Thalidomide provides anti-angiogenesis inhibition by blocking bFGF and VEGF (7). Thalidomide inhibits angiogenesis in corneal pellets that contain angiogenic factors, bFGF and VEGF, in a non-inflammatory model of angiogenesis. Thus, thalidomide may directly affect endothelial cells (7,8). Kruse et al concluded that thalidomide is a potent angiogenesis inhibitor in vivo.
The increase of VEGF in our study was due to the release of growth-promoting substances, including VEGF and bFGF, by the surviving KG-1a leukemic cells. This increase of VEGF levels likely reflects an autologous protective mechanism or mutation by the surviving malignant leukemic cells to increase their resistance to subsequent chemotherapy. Another comparable study that supports our explanation regarding the increase of VEGF was conducted by Brieger et al (20). These authors reported on the time- and dose-dependent release of VEGF and bFGF from squamous cell carcinoma (SCC) cells in cell culture after irradiation.
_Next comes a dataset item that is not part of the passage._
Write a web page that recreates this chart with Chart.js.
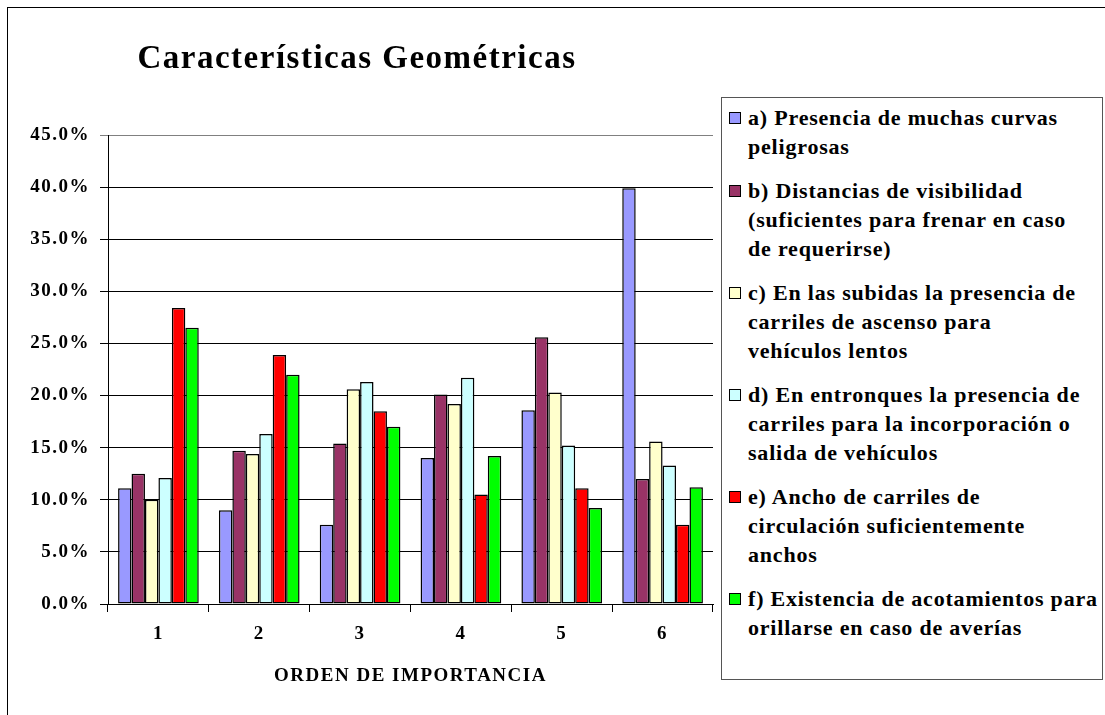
<!DOCTYPE html>
<html>
<head>
<meta charset="utf-8">
<script src="https://cdn.jsdelivr.net/npm/chart.js@4/dist/chart.umd.min.js"></script>
<style>
  body { margin: 0; background: #fff; overflow: hidden; }
  #wrap { position: relative; width: 1105px; height: 715px; overflow: hidden; font-family: "Liberation Serif", "Times New Roman", serif; color: #000; }
  #frame { position: absolute; left: 7px; top: 7px; width: 1200px; height: 800px; border: 1px solid #000; }
  #title { position: absolute; left: 0; top: 37px; width: 714px; text-align: center; font-weight: bold; font-size: 33px; line-height: 40px; letter-spacing: 1.5px; }
  #chartBox { position: absolute; left: 0; top: 0; width: 720px; height: 715px; }
  #legend { position: absolute; left: 721px; top: 97px; width: 382px; height: 583px; border: 1px solid #555; background: #fff; box-sizing: border-box; padding-top: 5px; }
  .item { display: flex; align-items: flex-start; margin-bottom: 15px; }
  .mark { width: 10px; height: 10px; border: 1px solid #000; margin: 9px 7px 0 7px; flex: none; }
  .txt { font-weight: bold; font-size: 22px; line-height: 29px; letter-spacing: 0.8px; white-space: pre; }
</style>
</head>
<body>
<div id="wrap">
  <div id="frame"></div>
  <div id="chartBox"><canvas id="chart" width="720" height="715"></canvas></div>
  <div id="title">Características Geométricas</div>
  <div id="legend"></div>
</div>
<script>
// categories and series values (percent)
const categories = ["1", "2", "3", "4", "5", "6"];
const seriesNames = [
    "a) Presencia de muchas curvas\npeligrosas",
    "b) Distancias de visibilidad\n(suficientes para frenar en caso\nde requerirse)",
    "c) En las subidas la presencia de\ncarriles de ascenso para\nvehículos lentos",
    "d) En entronques la presencia de\ncarriles para la incorporación o\nsalida de vehículos",
    "e) Ancho de carriles de\ncirculación suficientemente\nanchos",
    "f) Existencia de acotamientos para\norillarse en caso de averías"
];
const serieA = [11.1, 9.0, 7.6, 14.0, 18.6, 39.9];
const serieB = [12.5, 14.7, 15.4, 20.1, 25.6, 12.0];
const serieC = [10.0, 14.4, 20.6, 19.2, 20.3, 15.6];
const serieD = [12.1, 16.3, 21.3, 21.7, 15.2, 13.3];
const serieE = [28.4, 23.9, 18.5, 10.5, 11.1, 7.6];
const serieF = [26.5, 22.0, 17.0, 14.2, 9.2, 11.2];
const colors = ["#9999FF", "#993366", "#FFFFCC", "#CCFFFF", "#FF0000", "#00FF00"];
const yTicks = [0, 5, 10, 15, 20, 25, 30, 35, 40, 45];
const xTitle = "ORDEN DE IMPORTANCIA";

const allSeries = [serieA, serieB, serieC, serieD, serieE, serieF];

let datasets = allSeries.map((values, i) => ({
    label: seriesNames[i],
    data: values,
    backgroundColor: colors[i],
    borderColor: "#000",
    borderWidth: 1.5,
    borderSkipped: false,
    categoryPercentage: 0.8,
    barPercentage: 1.0
}));

// wider letters like the original Excel output
const spacing = {
    id: "spacing",
    beforeDraw(chart) { chart.ctx.letterSpacing = "1.5px"; }
};

const font = { family: "'Liberation Serif', 'Times New Roman', serif", weight: "bold" };

new Chart(document.getElementById("chart"), {
    type: "bar",
    data: { labels: categories, datasets: datasets },
    plugins: [spacing],
    options: {
        responsive: false,
        animation: false,
        layout: { padding: { top: 135, right: 7, left: 0, bottom: 0 } },
        plugins: {
            legend: { display: false },
            title: { display: false },
            tooltip: { enabled: false }
        },
        scales: {
            x: {
                offset: true,
                grid: { display: true, drawOnChartArea: false, drawTicks: true, tickLength: 8, color: "#000", offset: true },
                border: { display: true, color: "#000", width: 1 },
                ticks: { color: "#000", padding: 11, font: { ...font, size: 19 } },
                title: { display: true, text: xTitle, color: "#000", padding: { top: 0, bottom: 28 }, font: { ...font, size: 19 } },
                afterFit(scale) { scale.height = 111; }
            },
            y: {
                min: 0,
                max: 45,
                afterBuildTicks(scale) { scale.ticks = yTicks.map(v => ({ value: v })); },
                grid: {
                    color: c => (c.tick && c.tick.value === 45 ? "#808080" : "#000"),
                    lineWidth: 1,
                    tickLength: 8
                },
                border: { display: true, color: "#000", width: 1 },
                ticks: {
                    color: "#000",
                    padding: 10,
                    font: { ...font, size: 19 },
                    callback: v => v.toFixed(1) + "%"
                },
                afterFit(scale) { scale.width = 108; }
            }
        }
    }
});

// legend drawn as html, entries follow the datasets
let legendBox = document.getElementById("legend");
datasets.forEach(ds => {
    let item = `<div class="item">
        <div class="mark" style="background:${ds.backgroundColor}"></div>
        <div class="txt">${ds.label}</div>
    </div>`;
    legendBox.innerHTML += item;
});
</script>
</body>
</html>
These authors also demonstrated that these factors are possible protectors from the irradiation-induced cell death of cancer cells. The hypothesis of autologous protection of tumor cells from radiation-induced cell death by secreted factors is supported by several studies. Shintani et al (21) reported increased VEGF-levels in oral SCC in the case of non-responders to radiotherapy. Similar data were noted by Koukourakis et al (22) in head and neck SCC. Geng et al (23) showed that inhibition of VEGF-signaling results in the reversal of tumor resistance to radiotherapy. Taken together, high VEGF levels and consecutive activation of the VEGF-receptor and downstream signal transduction pathways may result in a direct cytoprotection of tumor cells or in the protection of vessels and increased neoangiogenesis. Therefore, ionizing radiation promotes tumor cell survival, as well as desired effects such as the induction of apoptosis and growth arrest (20).
In our study, the effects of thalidomide were comparable to radiotherapy since the former showed considerable cytotoxic effect as evidenced by flow cytometry studies. Thalidomide also exhibited autologous protection of KG-1a leukemia cells by increasing secretion of VEGF from the cells that survived.
In conclusion, this study showed that thalidomide, As2O3 and IL-2 decreased the level of tumor necrosis-α in the cell supernatant in a treated KG-1a human acute myelogenous leukemia cell line. On the other hand, it was shown that thalidomide increased the release of vascular endothelial growth factor in the cell supernatant. This increase suggests an autologous protective mechanism or mutation by the surviving malignant leukemic cells to increase their resistance to subsequent chemotherapy.
Acknowledgements
This study was supported in part by NIH grant RR03020.